Problem drinking affected approximately 17 million American adults over the age of eighteen in 2012, accounting for more than 7% of the adult population. Problem drinking is more likely to affect men than women, with 11.2 million men and 5.7 million women respectively affected. Those under the age of eighteen can also receive a diagnosis. […]
Types of Addictions
There are many different classes and families of drugs, all of which have a different effect on the central nervous system (CNS). Alcohol is a depressant; like other depressants it has a dampening effect on the CNS. The dampening effect results in reduced cognitive ability, motor coordination, and decreased reaction time. In contrast to depressants, stimulants work to increase CNS activity. Stimulants include prescription drugs used to treat attention deficit disorder and illegal drugs such as methamphetamines. Opiates and opioids are another family of drugs that are most commonly used to treat pain. Morphine is the opiate taken from the opium poppy plant; it is still used in hospitals to treat moderate to severe pain. Heroin and codeine are two other drugs from the same family.

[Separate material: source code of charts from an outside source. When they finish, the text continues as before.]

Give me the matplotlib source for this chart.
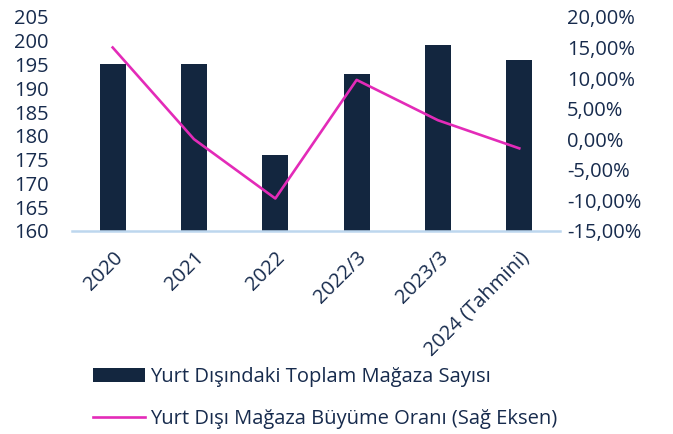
import matplotlib
matplotlib.use("Agg")
import matplotlib.pyplot as plt
from matplotlib.ticker import FuncFormatter

# data
categories = ["2020", "2021", "2022", "2022/3", "2023/3", "2024 (Tahmini)"]
store_counts = [195, 195, 176, 193, 199, 196]
growth_pct = [15.0, 0.0, -9.7, 9.7, 3.1, -1.5]

bar_color = "#13263F"
line_color = "#E32BB8"
text_color = "#172B4D"

plt.rcParams['font.family'] = ['Open Sans', 'DejaVu Sans']

fig = plt.figure(figsize=(6.73, 4.34), dpi=100)
ax = fig.add_axes([0.107, 0.468, 0.725, 0.493])
ax2 = ax.twinx()

x = list(range(len(categories)))
bars = ax.bar(x, store_counts, width=0.32, color=bar_color, label="Yurt Dışındaki Toplam Mağaza Sayısı", zorder=2)
line, = ax2.plot(x, growth_pct, color=line_color, lw=1.9, label="Yurt Dışı Mağaza Büyüme Oranı (Sağ Eksen)")

ax.set_xlim(-0.5, len(categories) - 0.5)
ax.set_ylim(160, 205)
ax.set_yticks(range(160, 206, 5))
ax2.set_ylim(-15, 20)
ax2.set_yticks(range(-15, 21, 5))
ax2.yaxis.set_major_formatter(FuncFormatter(lambda v, p: f"{v:.2f}%".replace(".", ",")))

ax.set_xticks(x)
ax.set_xticklabels(categories, rotation=45, ha='right', rotation_mode='anchor')

for a in (ax, ax2):
    for s in a.spines.values():
        s.set_visible(False)
    a.tick_params(length=0, colors=text_color, labelsize=14.5)
ax.spines['bottom'].set_visible(True)
ax.spines['bottom'].set_color("#BDD7EE")
ax.spines['bottom'].set_linewidth(1.8)
ax.tick_params(axis='x', pad=12)
ax.tick_params(axis='y', pad=17)
ax2.tick_params(axis='y', pad=5)

fig.legend([bars, line], [bars.get_label(), line.get_label()],
           loc='upper left', bbox_to_anchor=(0.111, 0.195), frameon=False,
           fontsize=14.5, labelcolor=text_color, handlelength=2.6,
           handleheight=0.7, labelspacing=1.05, handletextpad=0.25)

fig.savefig("out.png", dpi=100)
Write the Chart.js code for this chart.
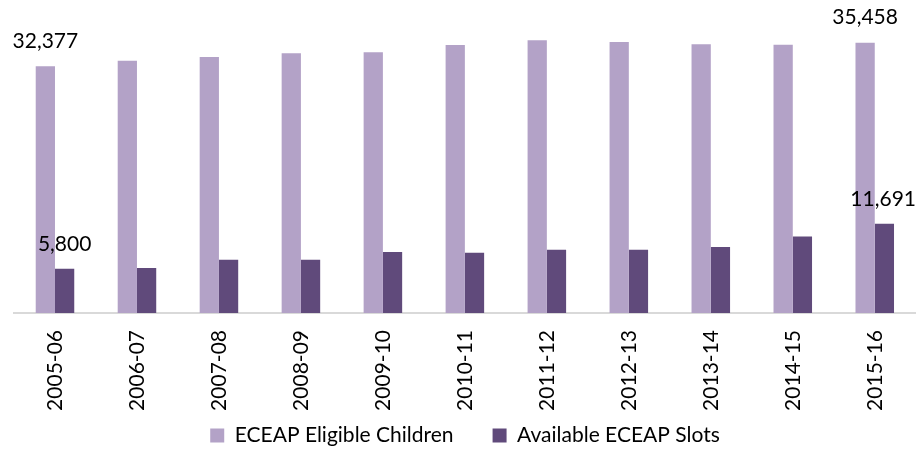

No matter the drug or substance, the signs and symptoms of addiction are highly similar. In every case, drug addiction involves continued use of the drug or substance even with the knowledge that it is causing physical, psychological, and social problems. An individual with a drug addiction may neglect his or her regular responsibilities, such as family, work, or school, and give up on activities that he or she once enjoyed. The drug takes over to the point that it takes up all of his or her time. Someone who has a drug addiction experiences tolerance, meaning that they need to take a higher dosage or quantity of the drug to experience the high. In the absence of the drug, withdrawal symptoms appear. The drug-addicted individual has no control over his or her use of the substance.